First it was Brenden Morrow. Then it was Douglas Murray. Yet the Pittsburgh Penguins saved the best for last, trading for Jarome Iginla early on Thursday morning in a move that clearly signals the team is all in to win a Stanley Cup this season.
And they better do just that.
The Penguins lost a lot of young prospects and added three players who will be unrestricted free agents this summer. Pittsburgh is gambling that these additions will push them to a Stanley Cup—a realistic proposition considering you could argue the Penguins were the best team in the league before the trades.
Here's the news on the deal, from Penguins.com:
The latest addition, and arguably the biggest prize of all, is Calgary’s Jarome Iginla.
“We talked to (Flames general manager) Jay (Feaster) and said if you’re going to move Iginla we would be interested,” Penguins general manager Ray Shero said. “Over the last day or so it became apparent they were going to move him. We started getting into more names and scenarios.
At 1:25 a.m. Eastern standard time the Flames and Penguins announced the trade of Iginla to Pittsburgh in exchange for prospects Ben Hanowski, Kenny Agostino and a 2013 first-round pick.
@kylerdraper Iginla chose Pittsburgh over Boston. He squashed the deal with the Bruins.— Joe Haggerty (@HackswithHaggs) March 28, 2013
Bob McKenzie of TSN elaborated on that report:
Doesn't matter now, but CGY preferred deal was with BOS. The 2 teams agreed on components but w/o critical 3rd element - player approval.— Bob McKenzie (@TSNBobMcKenzie) March 28, 2013
Bottom line, as was the case with Brenden Morrow, Jarome Iginla is a Pittsburgh Penguin today because PIT is where he wanted to go.— Bob McKenzie (@TSNBobMcKenzie) March 28, 2013
Obviously, Iginla believes his best chance to win the Cup is in Pittsburgh.
Before making these three trades, the goal for the Penguins was to win a Stanley Cup. But after making these three trades, it's obvious Pittsburgh must win a Cup now for this season to be considered a success.
Remember, Morrow, Murray and Iginla are free agents after the season. It's unlikely the Penguins will re-sign all three, and they certainly won't be getting back the prospects they dealt in these deals. A failure to win a Stanley Cup this season would make these trades a terrible investment, plain and simple.
Still, there is no question that the Penguins are better today—at least on paper—than they were a week ago. And that's a scary proposition, seeing as the team has won 13 straight games, many of them without reigning MVP Evgeni Malkin.
The Penguins will win the Stanley Cup this season.

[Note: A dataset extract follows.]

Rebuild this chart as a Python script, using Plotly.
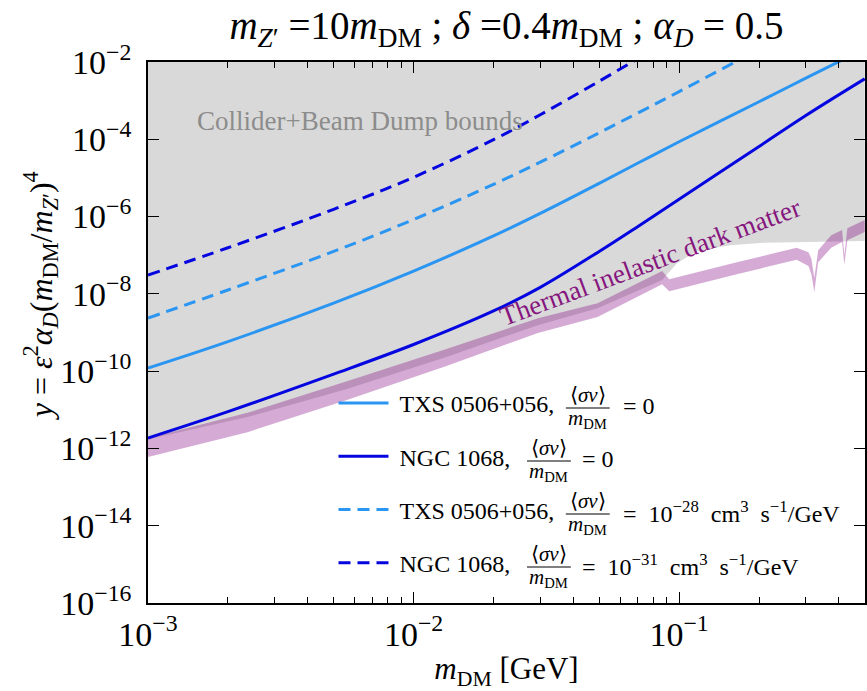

Some folks may wonder if these trades will alter the chemistry of the team or somehow affect the mojo built up over the past month. But the Penguins added solid, proven veterans—not brash, young and selfish individuals who might cause dissension in the locker room.
It's all or nothing for the Penguins this season. Anything less than a Stanley Cup is now not just a failure but also a major waste of young talent for the future. Sometimes, you have to push all your chips on the table.
It's time to see whether the Pens played their hand correctly.